Abstract: Much of the text classification problem has been treated as a supervised learning and requires large number of labeled data. However, this is not usually the case when it comes to real word use cases. The recent breakthroughs in NLP allow us to get use of pre-trained word embeddings from large corpora such as Google and Wikipedia. However, loading the pre-trained embeddings into memory via Gensim or Spacy is not computationally effective and it makes it harder to get run time word vectors. Given this circumstances and lack of labeled data, I propose to use Google and Elmo word embeddings over a new Python package called "Magnitude" without loading the entire corpora into memory. Recently, I built a model for a knowledge management platform to suggest topics for the entries given by the end users. There was no labeled data, and the users start with zero entries but assign tags (topics) one by one while the system calculates topic representation vectors for four different approaches: the raw text entry, cleaned text, keywords extracted by multipartitide graph technique, and a hybrid that is the combination vectors of keywords and full text entries. I tested this approach with 73 different topics and just a few entires per topic (class), in total 400 entires. The results show that the model predicts the top relevant topics in the top three out of 73 topics for more than 80% of the time. That is, we tested the model with 100 new unseen entires, and the model predicts the top relevant topics more than 80% percent of the time. It is also interesting to note that the rest of the predictions were better than humans who labelled the test set to evaluate the model. The next step is to use these assignments as a train set for the new multi-class multi-labelled LSTM architecture which would replace the few shot learning through the time when it gains reliable accuracy. We believe that the few shot learning can be used with a high accuracy when there is no or small amount of labelled data available and it would help the industries overcome the cold start problem in AI.

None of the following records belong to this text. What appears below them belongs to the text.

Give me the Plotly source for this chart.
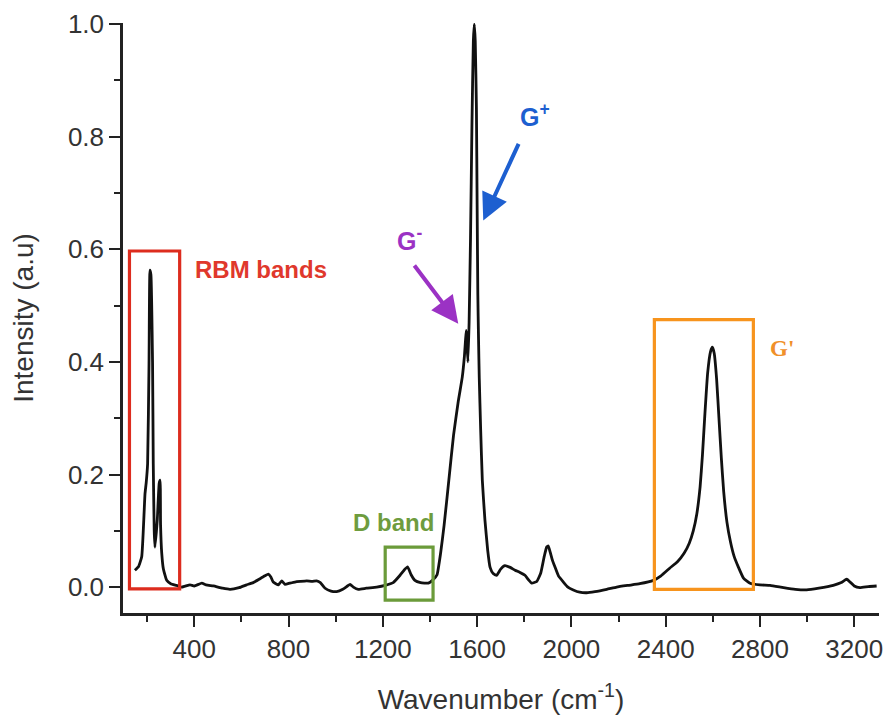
import plotly.graph_objects as go

# Raman spectrum
wavenumber = [148, 163, 177, 187, 191, 196, 202, 208, 212, 216, 223, 226, 230, 233, 243, 251, 255, 257, 262, 269,
              283, 300, 325, 347, 382, 400, 432, 450, 481, 520, 552, 590, 622, 650, 679, 700, 714, 725, 735, 757,
              771, 785, 805, 827, 850, 877, 900, 919, 935, 955, 980, 1004, 1030, 1050, 1061, 1075, 1096, 1130, 1174,
              1210, 1244, 1273, 1290, 1305, 1320, 1336, 1360, 1393, 1415, 1430, 1445, 1460, 1480, 1500, 1520, 1537,
              1546, 1551, 1554, 1557, 1561, 1566, 1572, 1578, 1584, 1588, 1592, 1597, 1600, 1603, 1606, 1609, 1615,
              1622, 1633, 1645, 1655, 1668, 1683, 1700, 1718, 1740, 1761, 1782, 1803, 1818, 1832, 1853, 1870, 1885,
              1895, 1902, 1910, 1920, 1930, 1945, 1966, 1985, 2008, 2035, 2065, 2100, 2150, 2192, 2240, 2290, 2348,
              2380, 2418, 2450, 2478, 2500, 2517, 2532, 2546, 2556, 2566, 2578, 2590, 2598, 2606, 2616, 2626, 2636,
              2646, 2660, 2675, 2690, 2708, 2730, 2758, 2800, 2843, 2900, 2950, 2998, 3050, 3111, 3145, 3168, 3185,
              3200, 3224, 3260, 3295]
intensity = [0.030, 0.036, 0.054, 0.131, 0.166, 0.185, 0.219, 0.397, 0.563, 0.555, 0.397, 0.219, 0.101, 0.071, 0.119,
             0.184, 0.190, 0.110, 0.060, 0.032, 0.012, 0.006, 0.003, 0.000, 0.004, 0.002, 0.007, 0.004, 0.002, -0.002,
             -0.004, -0.001, 0.004, 0.008, 0.015, 0.020, 0.023, 0.018, 0.009, 0.004, 0.011, 0.005, 0.007, 0.009, 0.010,
             0.011, 0.010, 0.011, 0.008, -0.002, -0.007, -0.008, -0.004, 0.002, 0.005, 0.000, -0.004, -0.002, 0.000,
             0.003, 0.008, 0.021, 0.030, 0.036, 0.022, 0.012, 0.008, 0.007, 0.014, 0.022, 0.060, 0.110, 0.190, 0.270,
             0.330, 0.373, 0.410, 0.440, 0.456, 0.430, 0.400, 0.470, 0.620, 0.820, 0.970, 1.000, 0.970, 0.850, 0.680,
             0.520, 0.440, 0.373, 0.280, 0.190, 0.120, 0.065, 0.035, 0.024, 0.021, 0.032, 0.038, 0.035, 0.030, 0.026,
             0.021, 0.013, 0.007, 0.010, 0.025, 0.055, 0.071, 0.073, 0.062, 0.047, 0.036, 0.020, 0.009, 0.000, -0.005,
             -0.009, -0.010, -0.008, -0.004, 0.000, 0.003, 0.006, 0.012, 0.020, 0.034, 0.045, 0.060, 0.078, 0.100,
             0.130, 0.178, 0.235, 0.305, 0.380, 0.418, 0.426, 0.415, 0.370, 0.300, 0.230, 0.170, 0.115, 0.080, 0.055,
             0.036, 0.016, 0.007, 0.004, 0.003, -0.001, -0.004, -0.005, -0.002, 0.003, 0.008, 0.014, 0.008, 0.002,
             -0.001, 0.001, 0.002]

# Highlight boxes
box_names = ["RBM", "D", "G'"]
box_x0 = [125, 1210, 2352]
box_x1 = [338, 1413, 2772]
box_y0 = [-0.003, -0.023, -0.004]
box_y1 = [0.597, 0.071, 0.475]
box_colors = ["#dd2c1e", "#6b9b3a", "#f7941d"]

fig = go.Figure()
fig.add_trace(go.Scatter(x=wavenumber, y=intensity, mode="lines",
                         line=dict(color="#111111", width=2.8, shape="spline", smoothing=0.4),
                         showlegend=False, hoverinfo="skip"))

for x0, x1, y0, y1, c in zip(box_x0, box_x1, box_y0, box_y1, box_colors):
    fig.add_shape(type="rect", xref="x", yref="y", x0=x0, x1=x1, y0=y0, y1=y1,
                  line=dict(color=c, width=3.2), fillcolor="rgba(0,0,0,0)")

# Text labels
fig.add_annotation(x=685, y=0.564, text="<b>RBM bands</b>", showarrow=False,
                   font=dict(family="Liberation Sans", size=24, color="#e0382c"))
fig.add_annotation(x=1247, y=0.115, text="<b>D band</b>", showarrow=False,
                   font=dict(family="Liberation Sans", size=24, color="#6e9c3e"))
fig.add_annotation(x=1773, y=0.838, text="<b>G<sup>+</sup></b>", showarrow=False, xanchor="left",
                   font=dict(family="Liberation Sans", size=25, color="#1d5fd0"))
fig.add_annotation(x=1252, y=0.618, text="<b>G<sup>-</sup></b>", showarrow=False, xanchor="left",
                   font=dict(family="Liberation Sans", size=25, color="#9b32c4"))
fig.add_annotation(x=2834, y=0.424, text="<b>G'</b>", showarrow=False, xanchor="left",
                   font=dict(family="Liberation Serif", size=23, color="#f0902a"))

# Arrows (tip at x,y ; tail at ax,ay)
fig.add_annotation(x=1626, y=0.651, ax=1779, ay=0.790, xref="x", yref="y", axref="x", ayref="y",
                   text="", showarrow=True, arrowhead=2, arrowsize=1.35, arrowwidth=4, arrowcolor="#1d5fd0",
                   standoff=0, startstandoff=0)
fig.add_annotation(x=1520, y=0.468, ax=1329, ay=0.574, xref="x", yref="y", axref="x", ayref="y",
                   text="", showarrow=True, arrowhead=2, arrowsize=1.35, arrowwidth=4, arrowcolor="#9b32c4",
                   standoff=0, startstandoff=0)

tick_font = dict(family="Liberation Sans", size=26, color="#333333")
title_font = dict(family="Liberation Sans", size=28, color="#333333")

fig.update_xaxes(range=[97.6, 3305], showline=True, linewidth=2.5, linecolor="#222222",
                 ticks="outside", ticklen=11, tickwidth=2, tickcolor="#222222",
                 tick0=0, dtick=400, tickfont=tick_font, showgrid=False, zeroline=False,
                 minor=dict(ticks="outside", ticklen=6, tickwidth=2, tickcolor="#222222", dtick=200, tick0=0, showgrid=False),
                 title=dict(text="Wavenumber (cm<sup>-1</sup>)", font=title_font, standoff=27))
fig.update_yaxes(range=[-0.046, 1.002], showline=True, linewidth=2.5, linecolor="#222222",
                 ticks="outside", ticklen=11, tickwidth=2, tickcolor="#222222",
                 tick0=0, dtick=0.2, tickformat=".1f", tickfont=tick_font, showgrid=False, zeroline=False,
                 minor=dict(ticks="outside", ticklen=6, tickwidth=2, tickcolor="#222222", dtick=0.1, tick0=0, showgrid=False),
                 title=dict(text="Intensity (a.u)", font=title_font, standoff=27))

fig.update_layout(width=891, height=722, margin=dict(l=123, r=12, t=23, b=109, autoexpand=False),
                  plot_bgcolor="white", paper_bgcolor="white")

fig.write_html("out.html")
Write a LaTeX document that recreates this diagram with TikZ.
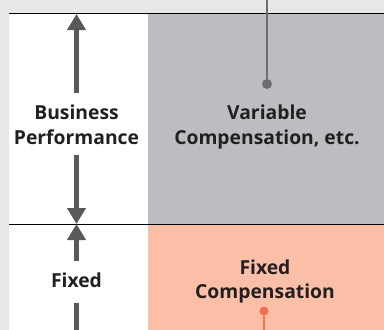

Bio: A seasoned data scientist with strong background in every aspects of data science including machine learning, artificial intelligence and big data with over ten years of experience. He has been working in Data Science field for the last decade and have a great deal of hands-on experience in real life problems. For the time being, he remotely works as a Senior Data Scientist at John Snow Labs, based in USA as well as running several other Data Science projects for the other companies. He also works on multiple projects for the time being and provides hands-on consulting services in Data Science, Machine Learning, AI, Big Data, Cloud Architecture and DevOps to the several start-ups, bootcamps and companies around the globe. He is the instructor of several online courses in Data Science and also pursues his PhD in ML and gives lectures in Distributed Data Processing and Automated ML at Leiden University, NL. As a volunteer activity, he teaches Data Science and provides career counseling in two different Data Science Bootcamps.

In recognition of his contributions to Machine Learning community and his enthusiasm of mentorship & guidance in teaching Data Science, he got accepted into Google Developer Expert (GDE) in Machine Learning program as the only one who has a GDE in ML title in Netherlands.